The clocks went back an hour in many places around the world this weekend. However, upon seeing the headline “Loeb takes another WRC win”, you could be forgiven for thinking that the clocks had accidentally gone back 10 years.
He retired from full-time rallying after winning his ninth consecutive WRC title in 2012, though he did manage two further wins during a four-rally campaign in 2013. Since then he’s been more focused on other disciplines, racing (and winning) in Blancpain GT, World Touring Cars, and World Rallycross.
He and long-time co-driver Daniel Elena decided to make a partial WRC return this season, driving for Citroen in three events. Rally Spain was the last of the three and of course, he only went and won it!
Despite having not driven a rally car in the wet for five years, Loeb mastered wet condtions to move into third overall at the end of day two. Then, an inspired tyre choice at the start of the final day helped catapult him into the lead – a lead he held throughout the final stages to beat Sebastien Ogier to the win by 2.9 seconds.
It’s Loeb’s 79th career victory and the first since he won in Argentina in 2013 – although given his very sporadic rallying programme, for Loeb it’s actually only been five rallies since he last won.
It has also given him the record of the biggest gap between a first and last victory.

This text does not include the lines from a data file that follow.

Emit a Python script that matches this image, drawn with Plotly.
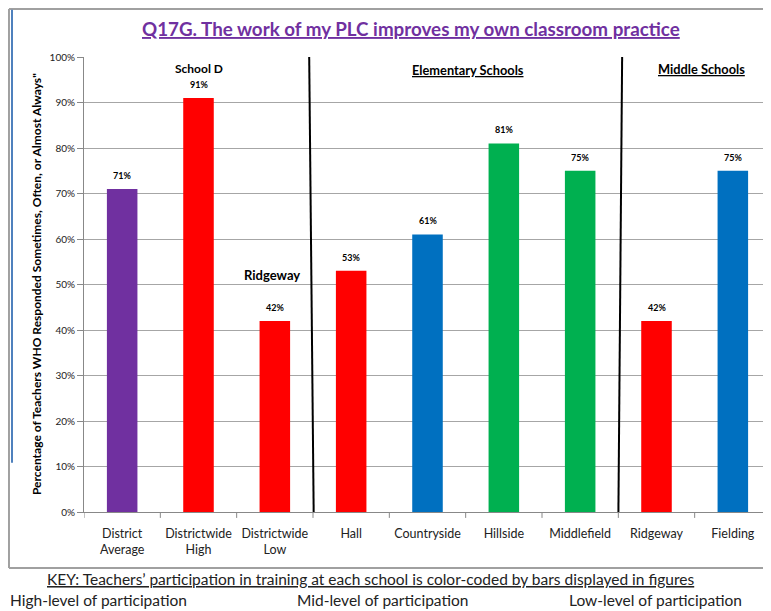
import plotly.graph_objects as go

categories = ["District<br>Average", "Districtwide<br>High", "Districtwide<br>Low", "Hall",
              "Countryside", "Hillside", "Middlefield", "Ridgeway", "Fielding"]
values = [71, 91, 42, 53, 61, 81, 75, 42, 75]
bar_colors = ["#7030A0", "#FF0000", "#FF0000", "#FF0000", "#0070C0",
              "#00B050", "#00B050", "#FF0000", "#0070C0"]
value_labels = ["71%", "91%", "42%", "53%", "61%", "81%", "75%", "42%", "75%"]

title = "Q17G. The work of my PLC improves my own classroom practice"
y_title = "Percentage of Teachers WHO Responded Sometimes, Often, or Almost Always\""
key_title = "KEY: Teachers’ participation in training at each school is color-coded by bars displayed in figures"
key_items = ["High-level of participation", "Mid-level of participation", "Low-level of participation"]

FONT = "Lato, Open Sans, sans-serif"
xpos = list(range(len(categories)))
yvals = [v / 100 for v in values]

fig = go.Figure()
fig.add_trace(go.Bar(x=xpos, y=yvals, marker=dict(color=bar_colors, line=dict(width=0)),
                     width=0.4, hoverinfo="skip"))

annotations = []
for xi, yv, lab in zip(xpos, yvals, value_labels):
    annotations.append(dict(x=xi, y=yv, xref="x", yref="y", text="<b>" + lab + "</b>",
                            showarrow=False, yanchor="bottom", yshift=6,
                            font=dict(size=9, color="#000000", family=FONT)))

annotations += [
    dict(x=0.476, y=1.0637, xref="paper", yref="paper", text="<b><u>" + title + "</u></b>",
         showarrow=False, xanchor="center", yanchor="middle",
         font=dict(size=18.8, color="#7030A0", family=FONT)),
    dict(x=1, y=0.974, xref="x", yref="y", text="<b>School D</b>", showarrow=False,
         font=dict(size=12, color="#000000", family=FONT)),
    dict(x=4.53, y=0.971, xref="x", yref="y", text="<b><u>Elementary Schools</u></b>", showarrow=False,
         font=dict(size=12.8, color="#000000", family=FONT)),
    dict(x=7.59, y=0.974, xref="x", yref="y", text="<b><u>Middle Schools</u></b>", showarrow=False,
         font=dict(size=12.8, color="#000000", family=FONT)),
    dict(x=1.96, y=0.521, xref="x", yref="y", text="<b>Ridgeway</b>", showarrow=False,
         font=dict(size=13, color="#000000", family=FONT)),
    dict(x=-0.0699, y=0.501, xref="paper", yref="paper", text="<b>" + y_title + "</b>",
         showarrow=False, textangle=-90, xanchor="center", yanchor="middle",
         font=dict(size=12, color="#000000", family=FONT)),
    dict(x=-0.0568, y=-0.1473, xref="paper", yref="paper", xanchor="left", yanchor="middle",
         text="<u>" + key_title + "</u>", showarrow=False,
         font=dict(size=15.5, color="#222222", family=FONT)),
]
for kx, item in zip([-0.1106, 0.307, 0.703], key_items):
    annotations.append(dict(x=kx, y=-0.1945, xref="paper", yref="paper", xanchor="left",
                            yanchor="middle", text=item, showarrow=False,
                            font=dict(size=15.5, color="#222222", family=FONT)))

shapes = [
    # outer frame
    dict(type="line", xref="paper", yref="paper", x0=-0.1092, x1=1.05, y0=1.1055, y1=1.1055,
         line=dict(color="#A0A0A0", width=2)),
    dict(type="line", xref="paper", yref="paper", x0=-0.1092, x1=-0.1092, y0=1.1055, y1=-0.123,
         line=dict(color="#A0A0A0", width=2)),
    dict(type="line", xref="paper", yref="paper", x0=-0.1092, x1=1.05, y0=-0.123, y1=-0.123,
         line=dict(color="#A0A0A0", width=2)),
    dict(type="line", xref="paper", yref="paper", x0=-0.1048, x1=-0.1048, y0=1.104, y1=0.108,
         line=dict(color="#4F81BD", width=2)),
    # section separators
    dict(type="line", xref="x", yref="y", x0=2.45, x1=2.51, y0=1.004, y1=-0.02,
         line=dict(color="#000000", width=2)),
    dict(type="line", xref="x", yref="y", x0=6.55, x1=6.50, y0=1.004, y1=-0.02,
         line=dict(color="#000000", width=2)),
]

fig.update_layout(
    width=763, height=603,
    margin=dict(l=76, r=0, t=49, b=99),
    paper_bgcolor="#FFFFFF", plot_bgcolor="#FFFFFF",
    showlegend=False, bargap=0.6,
    font=dict(family=FONT),
    annotations=annotations, shapes=shapes,
    xaxis=dict(tickmode="array", tickvals=xpos, ticktext=categories, range=[-0.5, 8.5],
               showgrid=False, showline=True, linecolor="#888888", linewidth=1,
               ticks="", ticklabelstandoff=10, tickfont=dict(size=12.5, color="#222222", family=FONT),
               zeroline=False, fixedrange=True),
    yaxis=dict(range=[0, 1], dtick=0.1, tickformat=".0%", showgrid=True, gridcolor="#A6A6A6",
               gridwidth=1, showline=True, linecolor="#888888", linewidth=1, ticks="outside",
               ticklen=6, tickcolor="#888888", tickfont=dict(size=10, color="#222222", family=FONT),
               zeroline=False, fixedrange=True),
)

# category boundary ticks on the x axis
for b in [i - 0.5 for i in range(len(categories) + 1)]:
    fig.add_shape(type="line", xref="x", yref="paper", x0=b, x1=b, y0=0, y1=-0.013,
                  line=dict(color="#888888", width=1))

fig.write_html("out.html")
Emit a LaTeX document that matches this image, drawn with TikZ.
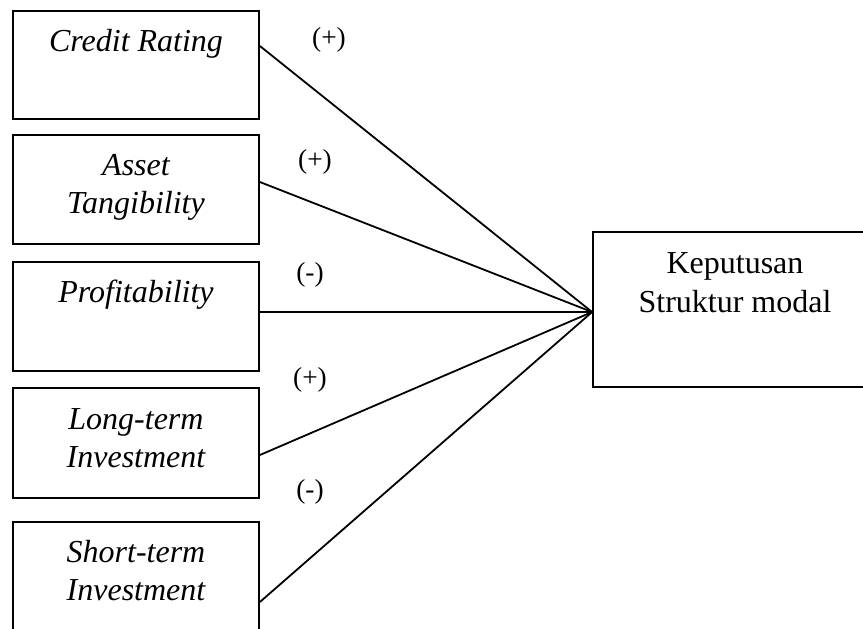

That was previously held by Juha Kankkunen at 14 years and four months, but Loeb – whose first win was in Germany in 2002 – has extended that gap by almost a year, to 15 years and two months. At 44 years and 214 days old, it also makes him the third-oldest winner of a rally ever.
Had he not retired from rallying full-time six years ago, you have to wonder how many more championships he would have won. The rallying GOAT? It’s hard to argue against it!